The method, known as the Electrocardiographic Sex Index (ESI), is an AI-based score that analyzes ECG data on a continuous scale. The findings were published in the European Heart Journal - Digital Health.

Study Methodology

The study analyzed 61,930 ECGs from children aged 0 to 18 years. The data was sourced from the University of Tennessee Health Science Center's clinical ECG archive.

The ESI model, originally trained on adult data, was applied to these pediatric ECGs without retraining or recalibration. This allowed researchers to observe how ECG features changed relative to adult benchmarks as children aged.

Key Findings

  • Early Childhood: ESI values were similar across all children, regardless of biological sex.
  • Late Childhood and Adolescence: ESI values began to diverge, reflecting differences associated with normal growth and hormonal changes.
  • Racial Trends: The same age-related patterns in ESI values were observed consistently across all racial groups.
  • Model Accuracy: The accuracy of the ESI model in predicting biological development improved as children aged, approaching adult-level performance in older adolescents.

Researcher Statements

"ESI offers a continuous measure that may help researchers account for developmental stage when direct puberty or hormone data are not available."
— Tolga Hayit, Ph.D., co-lead author

"ECGs, when coupled with AI approaches, can reveal patterns of maturation and cardiovascular development at scale."
— Ibrahim Karabayir, Ph.D., co-first author

Significance and Next Steps

The authors suggest that ESI may be particularly useful in large studies where Tanner staging (a standard measure of physical development) or hormone data are unavailable.

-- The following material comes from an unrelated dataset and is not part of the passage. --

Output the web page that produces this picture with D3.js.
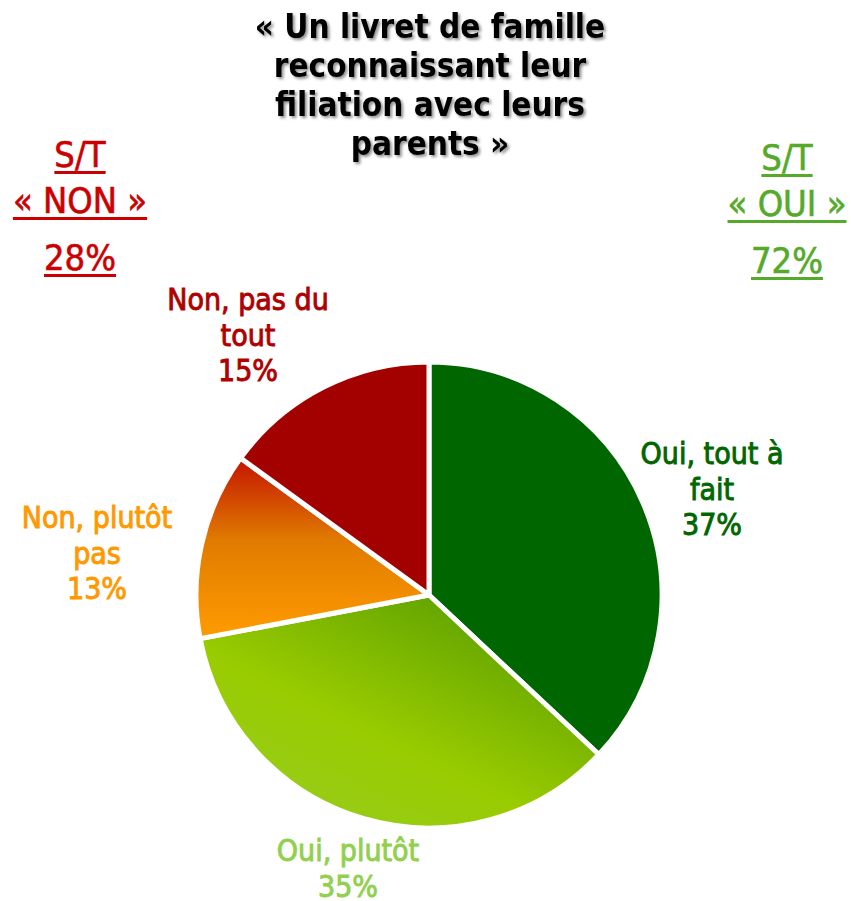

The study establishes a foundation for future research but does not assess clinical outcomes. The researchers emphasize that further longitudinal studies incorporating Tanner staging, hormone measurements, and clinical outcomes are needed to evaluate the full significance of the ESI method and its potential to inform understanding of cardiovascular risk, treatment response, and long-term health outcomes.